Code that draws figures
● ● ● ● ● ● ●

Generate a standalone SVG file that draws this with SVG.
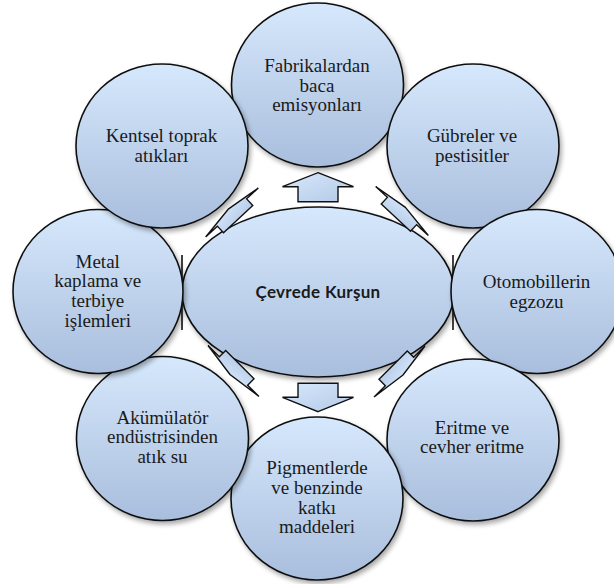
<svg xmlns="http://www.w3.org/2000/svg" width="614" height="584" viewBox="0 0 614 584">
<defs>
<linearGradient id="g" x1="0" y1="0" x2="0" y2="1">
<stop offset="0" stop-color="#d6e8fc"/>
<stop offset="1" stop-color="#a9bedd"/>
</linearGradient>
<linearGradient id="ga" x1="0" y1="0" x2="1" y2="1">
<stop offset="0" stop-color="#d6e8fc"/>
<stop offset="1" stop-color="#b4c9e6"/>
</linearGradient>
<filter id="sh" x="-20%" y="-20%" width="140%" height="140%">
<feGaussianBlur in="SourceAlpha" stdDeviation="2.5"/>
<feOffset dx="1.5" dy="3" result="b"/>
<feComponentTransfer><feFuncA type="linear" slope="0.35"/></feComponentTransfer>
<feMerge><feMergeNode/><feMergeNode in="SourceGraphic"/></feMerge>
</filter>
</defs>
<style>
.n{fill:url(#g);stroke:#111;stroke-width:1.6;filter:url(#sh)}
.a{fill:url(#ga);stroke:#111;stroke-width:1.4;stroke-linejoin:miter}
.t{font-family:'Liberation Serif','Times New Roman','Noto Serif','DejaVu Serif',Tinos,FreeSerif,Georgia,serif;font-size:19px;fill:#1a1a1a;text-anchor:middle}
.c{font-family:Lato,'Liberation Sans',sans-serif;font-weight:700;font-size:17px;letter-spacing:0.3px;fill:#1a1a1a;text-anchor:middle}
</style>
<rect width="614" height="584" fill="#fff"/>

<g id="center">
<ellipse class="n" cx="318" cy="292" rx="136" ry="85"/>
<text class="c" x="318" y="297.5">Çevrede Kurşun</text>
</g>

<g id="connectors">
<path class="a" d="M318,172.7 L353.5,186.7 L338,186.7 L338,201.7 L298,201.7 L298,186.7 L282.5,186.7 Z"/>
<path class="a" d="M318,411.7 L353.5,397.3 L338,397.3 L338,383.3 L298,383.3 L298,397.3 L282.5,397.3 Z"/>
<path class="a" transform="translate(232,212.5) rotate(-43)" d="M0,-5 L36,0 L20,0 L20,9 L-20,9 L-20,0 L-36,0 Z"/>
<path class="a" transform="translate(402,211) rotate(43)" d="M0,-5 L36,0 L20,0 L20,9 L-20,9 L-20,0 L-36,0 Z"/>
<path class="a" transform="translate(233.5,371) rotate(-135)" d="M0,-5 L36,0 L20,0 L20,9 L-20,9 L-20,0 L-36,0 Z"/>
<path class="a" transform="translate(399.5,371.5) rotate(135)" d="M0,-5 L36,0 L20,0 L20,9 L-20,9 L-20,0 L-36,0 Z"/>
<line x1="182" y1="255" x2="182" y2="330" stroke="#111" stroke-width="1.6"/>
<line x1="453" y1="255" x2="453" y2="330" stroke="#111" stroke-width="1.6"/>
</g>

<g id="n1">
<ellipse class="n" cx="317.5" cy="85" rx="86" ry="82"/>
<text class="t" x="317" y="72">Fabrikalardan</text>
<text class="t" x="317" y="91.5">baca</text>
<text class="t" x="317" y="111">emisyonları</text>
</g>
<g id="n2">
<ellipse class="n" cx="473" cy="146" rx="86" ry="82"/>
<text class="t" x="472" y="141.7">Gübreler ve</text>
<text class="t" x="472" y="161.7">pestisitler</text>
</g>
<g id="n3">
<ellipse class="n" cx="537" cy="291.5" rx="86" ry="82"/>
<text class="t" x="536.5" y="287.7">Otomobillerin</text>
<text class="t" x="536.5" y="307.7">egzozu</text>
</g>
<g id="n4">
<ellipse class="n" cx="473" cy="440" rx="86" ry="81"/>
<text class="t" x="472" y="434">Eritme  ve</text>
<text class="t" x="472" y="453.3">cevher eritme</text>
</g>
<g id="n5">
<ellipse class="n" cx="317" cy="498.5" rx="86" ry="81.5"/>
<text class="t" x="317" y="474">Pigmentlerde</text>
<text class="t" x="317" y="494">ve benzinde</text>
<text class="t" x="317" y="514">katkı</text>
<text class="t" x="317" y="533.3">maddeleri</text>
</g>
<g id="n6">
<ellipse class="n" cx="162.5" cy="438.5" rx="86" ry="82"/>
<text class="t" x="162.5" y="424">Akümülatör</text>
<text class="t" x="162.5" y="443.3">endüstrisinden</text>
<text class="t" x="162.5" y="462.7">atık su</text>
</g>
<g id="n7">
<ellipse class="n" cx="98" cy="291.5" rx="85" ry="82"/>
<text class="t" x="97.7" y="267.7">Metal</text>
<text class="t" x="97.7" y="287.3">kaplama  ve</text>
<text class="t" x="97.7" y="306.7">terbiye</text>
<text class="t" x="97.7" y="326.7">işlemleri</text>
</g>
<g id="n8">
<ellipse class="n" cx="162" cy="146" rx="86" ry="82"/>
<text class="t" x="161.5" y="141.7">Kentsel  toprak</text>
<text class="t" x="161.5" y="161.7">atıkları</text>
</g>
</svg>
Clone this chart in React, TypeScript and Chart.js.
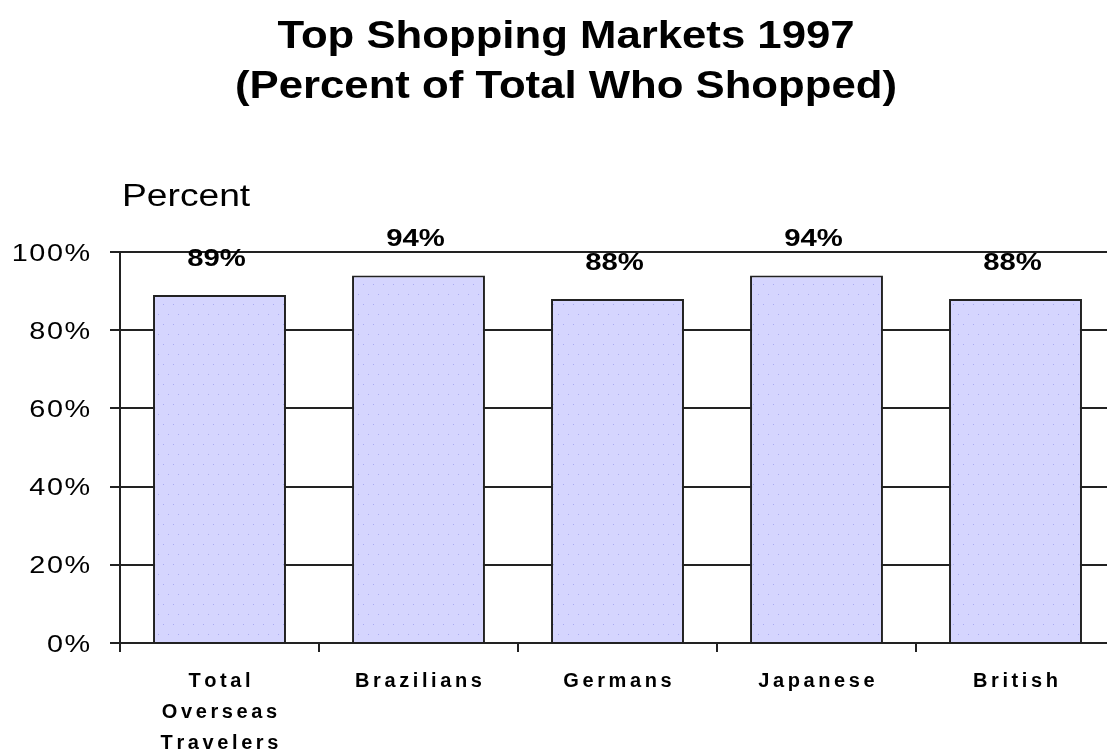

● ● ● ● ● ● ●

Omit the pictures. Output every record above word for word.

Generate a standalone SVG file that draws this with SVG.
<svg xmlns="http://www.w3.org/2000/svg" width="614" height="584" viewBox="0 0 614 584">
<defs>
<linearGradient id="g" x1="0" y1="0" x2="0" y2="1">
<stop offset="0" stop-color="#d6e8fc"/>
<stop offset="1" stop-color="#a9bedd"/>
</linearGradient>
<linearGradient id="ga" x1="0" y1="0" x2="1" y2="1">
<stop offset="0" stop-color="#d6e8fc"/>
<stop offset="1" stop-color="#b4c9e6"/>
</linearGradient>
<filter id="sh" x="-20%" y="-20%" width="140%" height="140%">
<feGaussianBlur in="SourceAlpha" stdDeviation="2.5"/>
<feOffset dx="1.5" dy="3" result="b"/>
<feComponentTransfer><feFuncA type="linear" slope="0.35"/></feComponentTransfer>
<feMerge><feMergeNode/><feMergeNode in="SourceGraphic"/></feMerge>
</filter>
</defs>
<style>
.n{fill:url(#g);stroke:#111;stroke-width:1.6;filter:url(#sh)}
.a{fill:url(#ga);stroke:#111;stroke-width:1.4;stroke-linejoin:miter}
.t{font-family:'Liberation Serif','Times New Roman','Noto Serif','DejaVu Serif',Tinos,FreeSerif,Georgia,serif;font-size:19px;fill:#1a1a1a;text-anchor:middle}
.c{font-family:Lato,'Liberation Sans',sans-serif;font-weight:700;font-size:17px;letter-spacing:0.3px;fill:#1a1a1a;text-anchor:middle}
</style>
<rect width="614" height="584" fill="#fff"/>

<g id="center">
<ellipse class="n" cx="318" cy="292" rx="136" ry="85"/>
<text class="c" x="318" y="297.5">Çevrede Kurşun</text>
</g>

<g id="connectors">
<path class="a" d="M318,172.7 L353.5,186.7 L338,186.7 L338,201.7 L298,201.7 L298,186.7 L282.5,186.7 Z"/>
<path class="a" d="M318,411.7 L353.5,397.3 L338,397.3 L338,383.3 L298,383.3 L298,397.3 L282.5,397.3 Z"/>
<path class="a" transform="translate(232,212.5) rotate(-43)" d="M0,-5 L36,0 L20,0 L20,9 L-20,9 L-20,0 L-36,0 Z"/>
<path class="a" transform="translate(402,211) rotate(43)" d="M0,-5 L36,0 L20,0 L20,9 L-20,9 L-20,0 L-36,0 Z"/>
<path class="a" transform="translate(233.5,371) rotate(-135)" d="M0,-5 L36,0 L20,0 L20,9 L-20,9 L-20,0 L-36,0 Z"/>
<path class="a" transform="translate(399.5,371.5) rotate(135)" d="M0,-5 L36,0 L20,0 L20,9 L-20,9 L-20,0 L-36,0 Z"/>
<line x1="182" y1="255" x2="182" y2="330" stroke="#111" stroke-width="1.6"/>
<line x1="453" y1="255" x2="453" y2="330" stroke="#111" stroke-width="1.6"/>
</g>

<g id="n1">
<ellipse class="n" cx="317.5" cy="85" rx="86" ry="82"/>
<text class="t" x="317" y="72">Fabrikalardan</text>
<text class="t" x="317" y="91.5">baca</text>
<text class="t" x="317" y="111">emisyonları</text>
</g>
<g id="n2">
<ellipse class="n" cx="473" cy="146" rx="86" ry="82"/>
<text class="t" x="472" y="141.7">Gübreler ve</text>
<text class="t" x="472" y="161.7">pestisitler</text>
</g>
<g id="n3">
<ellipse class="n" cx="537" cy="291.5" rx="86" ry="82"/>
<text class="t" x="536.5" y="287.7">Otomobillerin</text>
<text class="t" x="536.5" y="307.7">egzozu</text>
</g>
<g id="n4">
<ellipse class="n" cx="473" cy="440" rx="86" ry="81"/>
<text class="t" x="472" y="434">Eritme  ve</text>
<text class="t" x="472" y="453.3">cevher eritme</text>
</g>
<g id="n5">
<ellipse class="n" cx="317" cy="498.5" rx="86" ry="81.5"/>
<text class="t" x="317" y="474">Pigmentlerde</text>
<text class="t" x="317" y="494">ve benzinde</text>
<text class="t" x="317" y="514">katkı</text>
<text class="t" x="317" y="533.3">maddeleri</text>
</g>
<g id="n6">
<ellipse class="n" cx="162.5" cy="438.5" rx="86" ry="82"/>
<text class="t" x="162.5" y="424">Akümülatör</text>
<text class="t" x="162.5" y="443.3">endüstrisinden</text>
<text class="t" x="162.5" y="462.7">atık su</text>
</g>
<g id="n7">
<ellipse class="n" cx="98" cy="291.5" rx="85" ry="82"/>
<text class="t" x="97.7" y="267.7">Metal</text>
<text class="t" x="97.7" y="287.3">kaplama  ve</text>
<text class="t" x="97.7" y="306.7">terbiye</text>
<text class="t" x="97.7" y="326.7">işlemleri</text>
</g>
<g id="n8">
<ellipse class="n" cx="162" cy="146" rx="86" ry="82"/>
<text class="t" x="161.5" y="141.7">Kentsel  toprak</text>
<text class="t" x="161.5" y="161.7">atıkları</text>
</g>
</svg>
Clone this chart in React, TypeScript and Chart.js.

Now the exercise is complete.